Francamente ho sempre detto a tutt* che non avevo più spazio per amicizie, ed è vero: non ho mai avuto bisogno di amici per andare a mostre teatri cena fuori. Sto molto bene da sola. Ho qualche conoscente, e al massimo posso andare fuori a cena una volta l’anno o così. Ma non passa la barriera dell’amicizia, perché non riesco a gestirne così tante.
D'accordo su tanto di quello che hai scritto, anche nei miei tanti viaggi da solo, essendo introverso, sono più le volte in cui ho preferito stare da solo che in compagnia, per desiderio mio aggiungo 😂 (orso inside).
Sulla domanda del sondaggio invece... dipende da cosa si intende per amici. Se intendi qualcuno/a con cui chiacchierare, vivere qualche esperienza, andare a cena qualche volta, sentirsi ogni tanto via chat, ecc... (in viaggio o nella vita di tutti giorni) OK è possibile anche da adulti.
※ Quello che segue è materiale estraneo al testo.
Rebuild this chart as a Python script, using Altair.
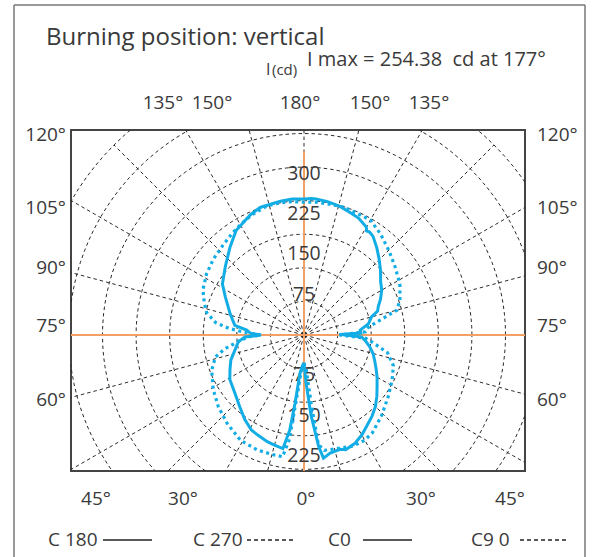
import altair as alt
import pandas as pd

# ---- Luminous intensity distribution (cd); gamma in degrees, 0 = down, 180 = up
c0_gamma = [0, 2.5, 5, 7.5, 9, 12.5, 17.5, 20, 25, 30, 35, 40, 45, 50, 55, 60, 65, 70, 75, 80,
            85, 88, 91, 92, 95, 100, 105, 108, 111, 115, 120, 125, 130, 135, 140, 145, 147.5,
            149, 150, 155, 160, 165, 170, 175, 177, 180]
c0_cd = [52, 90, 150, 210, 232, 225, 223, 227, 223, 215, 205, 197, 188, 177, 166, 157, 148, 140,
         133, 124, 114, 107, 66, 106, 105, 122, 130, 144, 148, 157, 167, 174, 186, 198, 211, 224,
         227, 226, 232, 240, 244, 249, 252, 254, 254.38, 253]

c180_gamma = [0, 3, 6, 7.5, 8.5, 10.5, 15, 19, 25, 29, 35, 42, 50, 59, 65, 71, 78, 84, 88, 90,
              92, 95, 98, 106, 116, 122, 131, 140, 147, 156, 161, 170, 175, 180]
c180_cd = [52, 58, 72, 128, 179, 215, 212, 210, 205, 202, 192, 179, 168, 161, 152, 144, 131, 123,
           110, 80, 100, 107, 130, 143, 163, 179, 194, 214, 232, 245, 251, 253, 254, 253]

c90_gamma = [0, 4, 6, 7.5, 10, 16, 24, 30, 35, 44, 54, 63, 71, 78, 83, 87, 90, 93, 97, 101,
             105, 110, 118, 127, 135, 143, 150, 157, 163, 170, 175, 180]
c90_cd = [52, 70, 130, 206, 218, 220, 226, 226, 222, 208, 194, 184, 176, 159, 132, 115, 66, 115,
          121, 144, 179, 190, 202, 212, 223, 236, 247, 247, 249, 248, 248, 247]

c270_gamma = [0, 4, 6, 8, 10, 14, 22, 31, 41, 50, 59, 69, 76, 80, 84, 88, 90, 92, 95, 98,
              103, 108, 114, 122, 130, 138, 145, 151, 157, 164, 170, 175, 180]
c270_cd = [52, 62, 100, 197, 230, 230, 231, 229, 218, 208, 197, 184, 170, 150, 125, 105, 80, 105,
           140, 166, 186, 195, 206, 214, 220, 225, 232, 238, 244, 250, 250, 249, 247]

i_max = 254.38
i_max_angle = 177

# Polar grid
ring_step = 62.5
ring_count = 8
spoke_angles = list(range(0, 360, 15))
scale_labels_up = [75, 150, 225, 300]
scale_labels_down = [75, 150, 225]

top_angle_labels = ["135°", "150°", "180°", "150°", "135°"]
side_angle_labels = ["120°", "105°", "90°", "75°", "60°"]
bottom_angle_labels = ["45°", "30°", "0°", "30°", "45°"]
legend_names = ["C 180", "C 270", "C0", "C9 0"]
legend_dashed = [False, True, False, True]

# ---- Layout (canvas pixels)
FONT = "Open Sans"
TXT = "#3a3a3a"
GRID = "#2a2a2a"
CYAN = "#13ADE6"
ORANGE = "#F2A066"
PX_PER_CD = 0.5374
LEFT, TOP, PLOT_W, PLOT_H = 71, 130, 454, 341
CX, CY = 304, 335
ORANGE_TOP_CD = 342

x_dom = [-(CX - LEFT) / PX_PER_CD, (LEFT + PLOT_W - CX) / PX_PER_CD]
y_dom = [-(TOP + PLOT_H - CY) / PX_PER_CD, (CY - TOP) / PX_PER_CD]
xs = alt.Scale(domain=x_dom, nice=False, zero=False)
ys = alt.Scale(domain=y_dom, nice=False, zero=False)


def X(f):
    return alt.X(f, type="quantitative", scale=xs, axis=None)


def Y(f):
    return alt.Y(f, type="quantitative", scale=ys, axis=None)


ONE = pd.DataFrame({"k": [0]})

# concentric rings
ring_df = pd.DataFrame(
    [(ring_step * k, t) for k in range(1, ring_count + 1) for t in range(0, 361, 3)],
    columns=["r", "t"],
)
rings = (
    alt.Chart(ring_df)
    .transform_calculate(x="datum.r*cos(datum.t*PI/180)", y="datum.r*sin(datum.t*PI/180)")
    .mark_line(clip=True, color=GRID, strokeWidth=1, strokeDash=[3.5, 3])
    .encode(x=X("x"), y=Y("y"), detail="r:N", order="t:Q")
)

# radial spokes
spoke_len = ring_step * ring_count
spokes = (
    alt.Chart(pd.DataFrame({"a": spoke_angles}))
    .transform_calculate(
        x0="0", y0="0",
        x1=f"{spoke_len}*sin(datum.a*PI/180)",
        y1=f"-{spoke_len}*cos(datum.a*PI/180)",
    )
    .mark_rule(clip=True, color=GRID, strokeWidth=1, strokeDash=[3.5, 3])
    .encode(x=X("x0"), y=Y("y0"), x2="x1:Q", y2="y1:Q")
)

# orange axes
axis_h = alt.Chart(pd.DataFrame({"v": [0]})).mark_rule(color=ORANGE, strokeWidth=2).encode(
    y=Y("v"), x=alt.value(0), x2=alt.value(PLOT_W)
)
axis_v = alt.Chart(pd.DataFrame({"v": [0], "top": [ORANGE_TOP_CD]})).mark_rule(
    color=ORANGE, strokeWidth=2
).encode(x=X("v"), y=Y("top"), y2=alt.value(PLOT_H))

# intensity scale labels along the vertical axis
lab_df = pd.DataFrame({
    "val": scale_labels_up + scale_labels_down,
    "dir": [1] * len(scale_labels_up) + [-1] * len(scale_labels_down),
})
scale_text = (
    alt.Chart(lab_df)
    .transform_calculate(y="datum.val*datum.dir", x="0")
    .mark_text(font=FONT, fontSize=19.5, color=TXT)
    .encode(x=X("x"), y=Y("y"), text=alt.Text("val:Q", format="d"))
)

# curves: C0/C90 on the right, C180/C270 on the left
rows = []
for plane, side, style, g, v in [
    ("C0", 1, "solid", c0_gamma, c0_cd),
    ("C180", -1, "solid", c180_gamma, c180_cd),
    ("C90", 1, "dotted", c90_gamma, c90_cd),
    ("C270", -1, "dotted", c270_gamma, c270_cd),
]:
    for gg, vv in zip(g, v):
        rows.append({"plane": plane, "side": side, "style": style, "gamma": gg, "cd": vv})
curve_df = pd.DataFrame(rows)
curve_base = alt.Chart(curve_df).transform_calculate(
    x="datum.side*datum.cd*sin(datum.gamma*PI/180)",
    y="-datum.cd*cos(datum.gamma*PI/180)",
)
dotted = curve_base.transform_filter("datum.style == 'dotted'").mark_line(
    clip=True, color=CYAN, strokeWidth=3.2, strokeDash=[3, 3.5]
).encode(x=X("x"), y=Y("y"), detail="plane:N", order="gamma:Q")
solid = curve_base.transform_filter("datum.style == 'solid'").mark_line(
    clip=True, color=CYAN, strokeWidth=3
).encode(x=X("x"), y=Y("y"), detail="plane:N", order="gamma:Q")


def label(s, px, py, size, align="left", baseline="alphabetic"):
    return alt.Chart(ONE).mark_text(
        font=FONT, fontSize=size, color=TXT, align=align, baseline=baseline
    ).encode(x=alt.value(px - LEFT), y=alt.value(py - TOP), text=alt.value(s))


def hline(x1, x2, y, dashed=False, color="#222222", width=1.3):
    kw = {"strokeDash": [4, 3]} if dashed else {}
    return alt.Chart(ONE).mark_rule(color=color, strokeWidth=width, **kw).encode(
        x=alt.value(x1 - LEFT), x2=alt.value(x2 - LEFT), y=alt.value(y - TOP)
    )


def vline(x, y1, y2, color="#777777", width=1.5):
    return alt.Chart(ONE).mark_rule(color=color, strokeWidth=width).encode(
        x=alt.value(x - LEFT), y=alt.value(y1 - TOP), y2=alt.value(y2 - TOP)
    )


texts = [
    label("Burning position: vertical", 46, 45, 24),
    label("I", 266, 75, 16),
    label("(cd)", 272, 75, 15),
    label(f"I max = {i_max}\u00a0\u00a0cd at {i_max_angle}°", 307, 66, 20),
]
for s, xc in zip(top_angle_labels, [163, 212, 300, 370, 429]):
    texts.append(label(s, xc, 103, 19, align="center", baseline="middle"))
for s, yc in zip(side_angle_labels, [135, 208, 268, 326, 400]):
    texts.append(label(s, 66, yc, 19, align="right", baseline="middle"))
    texts.append(label(s, 537, yc, 19, align="left", baseline="middle"))
for s, xc in zip(bottom_angle_labels, [96, 183, 306, 421, 510]):
    texts.append(label(s, xc, 499, 19, align="center", baseline="middle"))

legend = []
for s, tx, lx, dashed in zip(legend_names, [48, 193, 328, 471], [103, 247, 363, 520], legend_dashed):
    legend.append(label(s, tx, 540, 19, align="left", baseline="middle"))
    legend.append(hline(lx, lx + 49, 540, dashed=dashed))

frame = [
    vline(14, 5, 570),
    vline(585, 5, 570),
    hline(14, 585, 5, color="#777777", width=1.5),
]

chart = alt.layer(
    rings, spokes, axis_h, axis_v, scale_text, dotted, solid, *texts, *legend, *frame
).properties(
    width=PLOT_W,
    height=PLOT_H,
    padding={"left": LEFT, "top": TOP, "right": 596 - LEFT - PLOT_W, "bottom": 557 - TOP - PLOT_H},
    autosize=alt.AutoSizeParams(type="none"),
).configure_view(stroke="#444444", strokeWidth=2)

chart.save("out.html", embed_options={"renderer": "svg", "actions": False})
L'amicizia con legami forti invece sono convinto si possa generare solo nel passare tanto tempo insieme (ecco perché si sviluppa nelle scuole, nei gruppi o con i vicini di casa quando si è giovani). Ora rimane il lavoro, ma è un ambiente spesso non adatto. Argomento infinito, dove ognuno ha la sua idea, ma se intendi questo tipo di amicizia, no, non credo sia possibile da adulti, o almeno rarissima.